5.6.2 Grattan-specific packages

A range of Grattan people have written packages that come in handy at Grattan. * grattantheme The grattantheme package, by Matt Cowgill and Will Mackey, helps to make your ggplot2 charts Grattan-y. We cover the package extensively in the data visualisation chapter. Find it on Github.

  • grattandata The grattandata package, by Matt Cowgill and Jonathan Nolan, is used to load microdata from the Grattan microdata repository. We cover this in the reading data chapter. Find it on Github.

  • grattan The grattan package, created by Hugh Parsonage, contains two broad sets of functions. One set of functions (sometimes known by the nickname “Grattax”) is used for modelling the personal income tax system. Another set of functions (“Grattools”) are useful for a lot of our work, like converting dates to financial years (grattan::date2fy()) or a version of dplyr::ntile() that uses weights (grattan::weighted_ntile()). Find it on Github.
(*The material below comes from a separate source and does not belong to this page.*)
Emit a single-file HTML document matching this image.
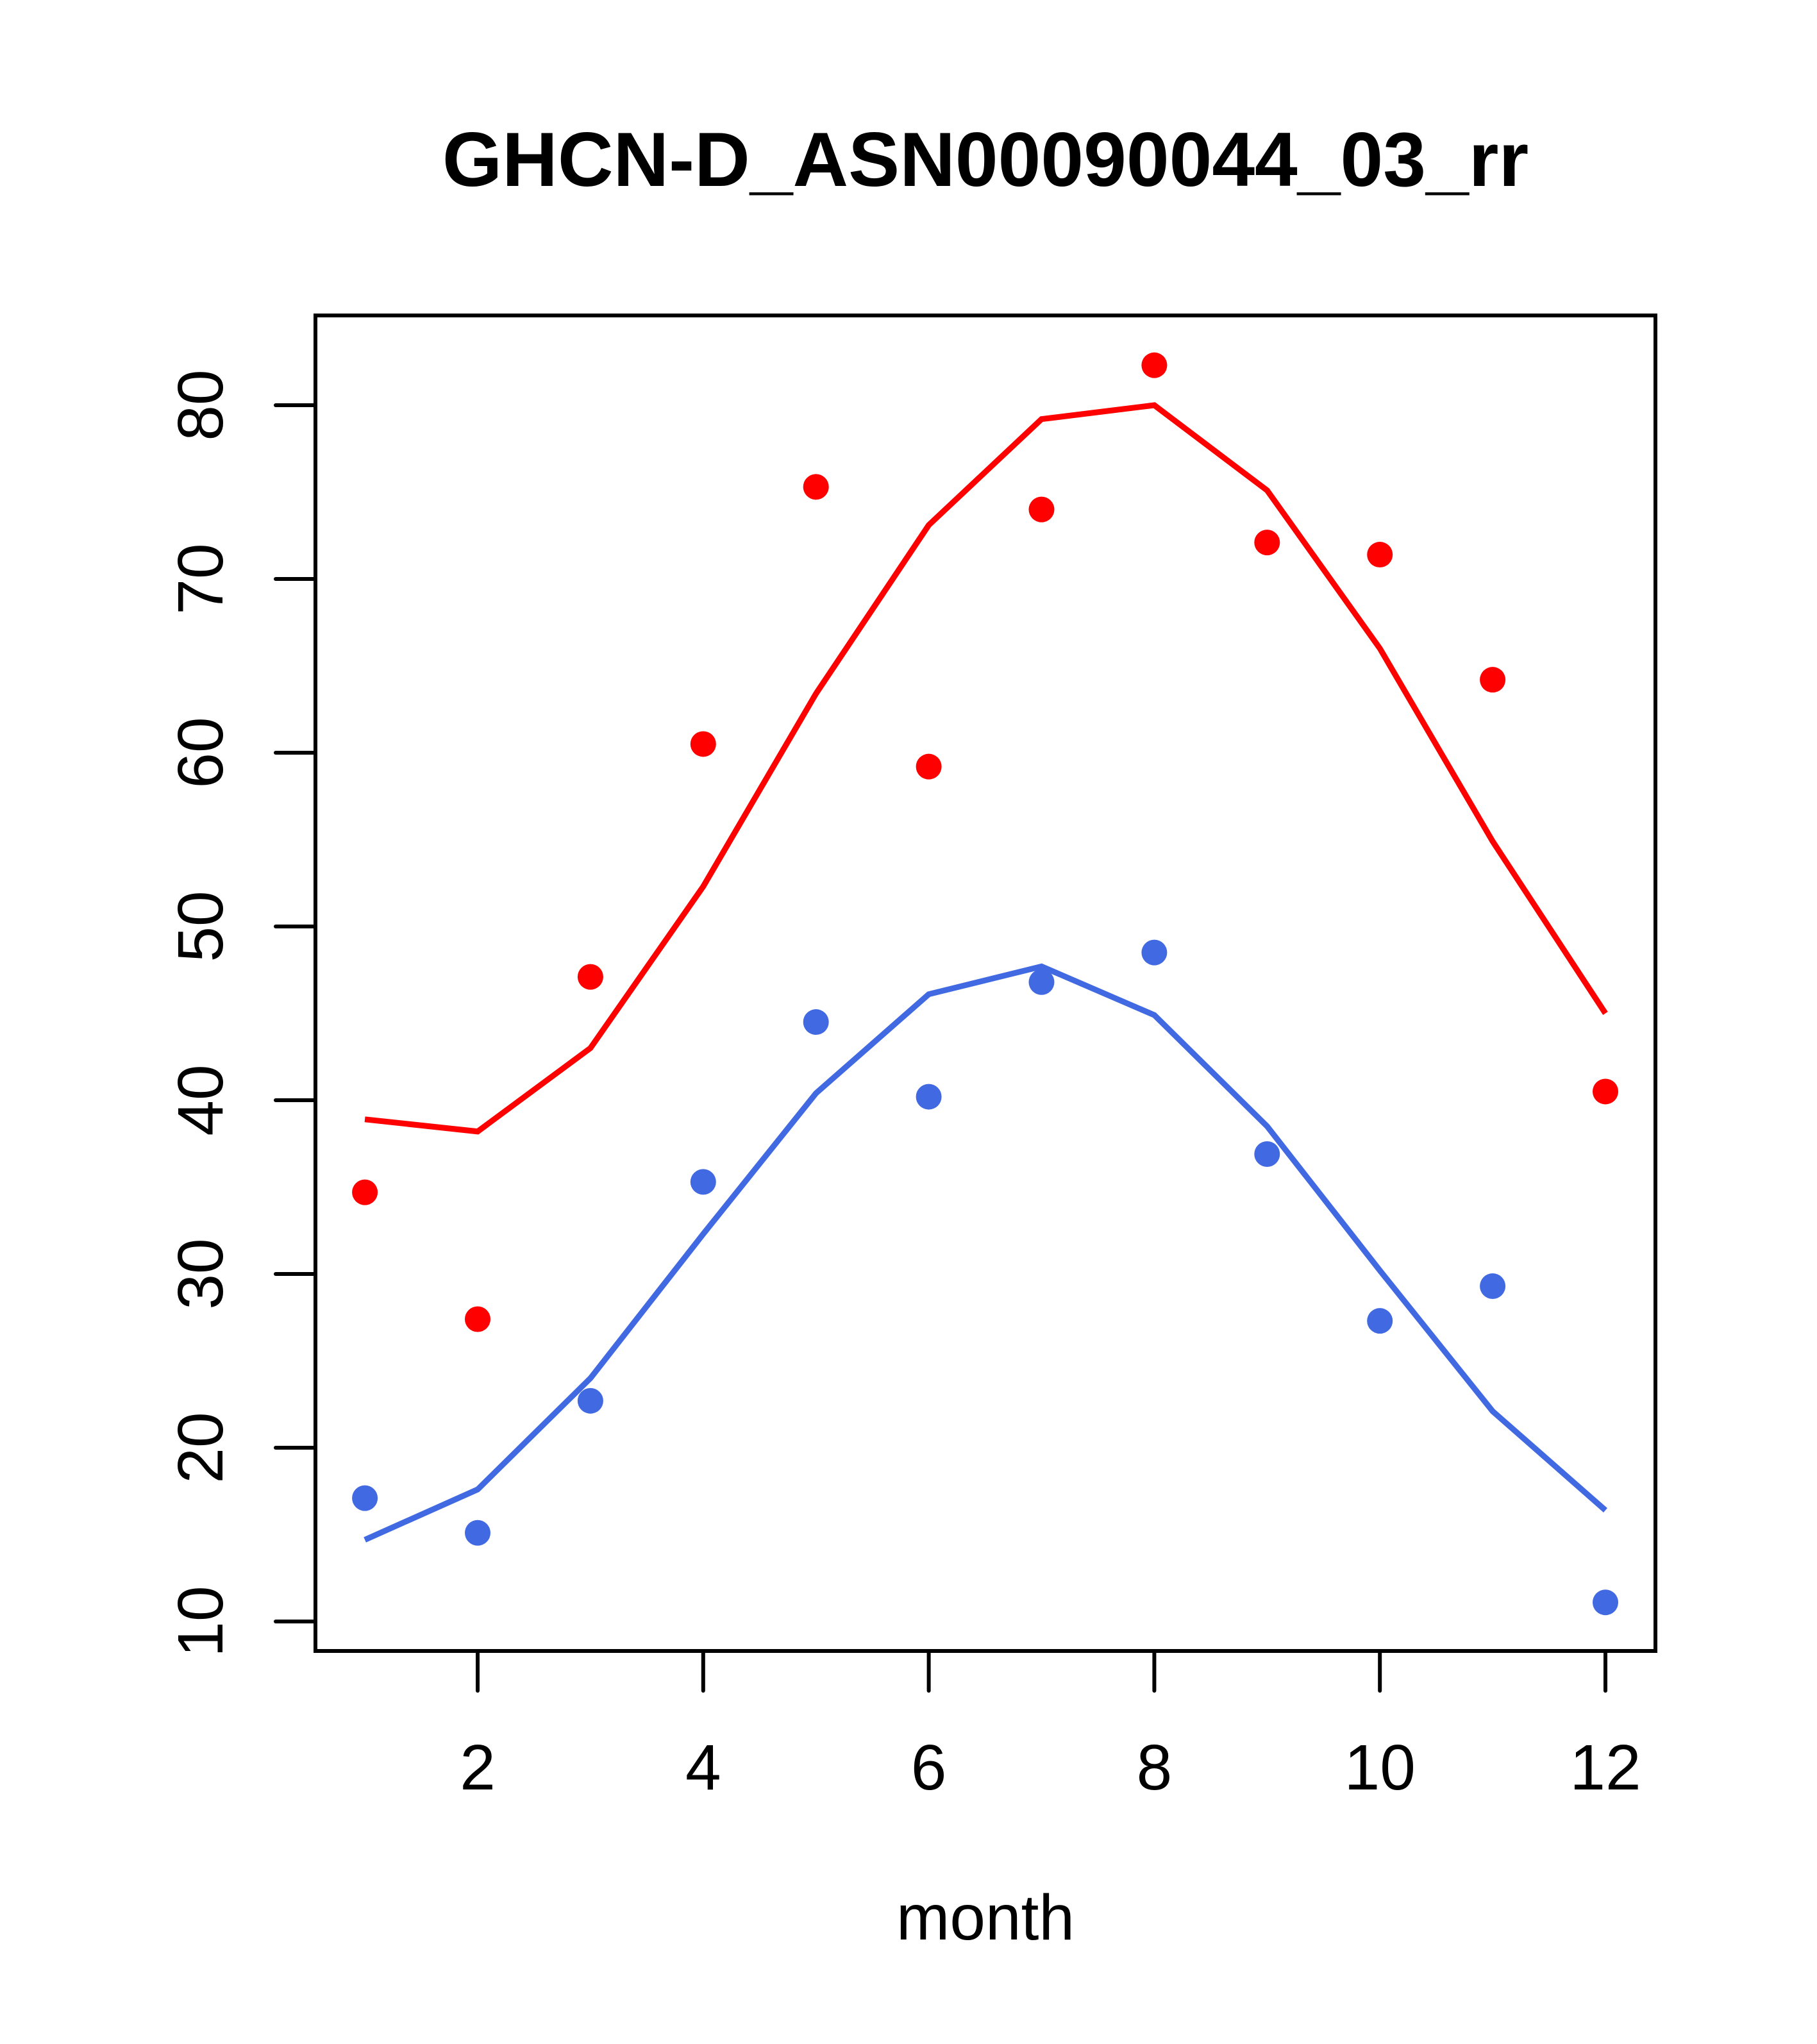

  • grattanReporter The grattanReporter package, created by Hugh Parsonage (and currently maintained by Will Mackey), runs a series of checks on Grattan’s LaTeX reports to ensure consistent style. Find it on Github.

5.6.3 Other commonly-used, useful packages

There are other packages we commonly use at Grattan, including some developed by Grattan staff. These include:

  • strayr This package, by Will Mackey and others, is very handy for working with Australian classifications (eg ANZSCO, ANZSIC, ASCED), and for using Australian spatial data. You’ll want it if you’re going to be making maps. Find it on Github.

  • readabs The readabs package, by Matt Cowgill, provides an easy way to download, tidy, and import ABS time series data in R. Find it on Github.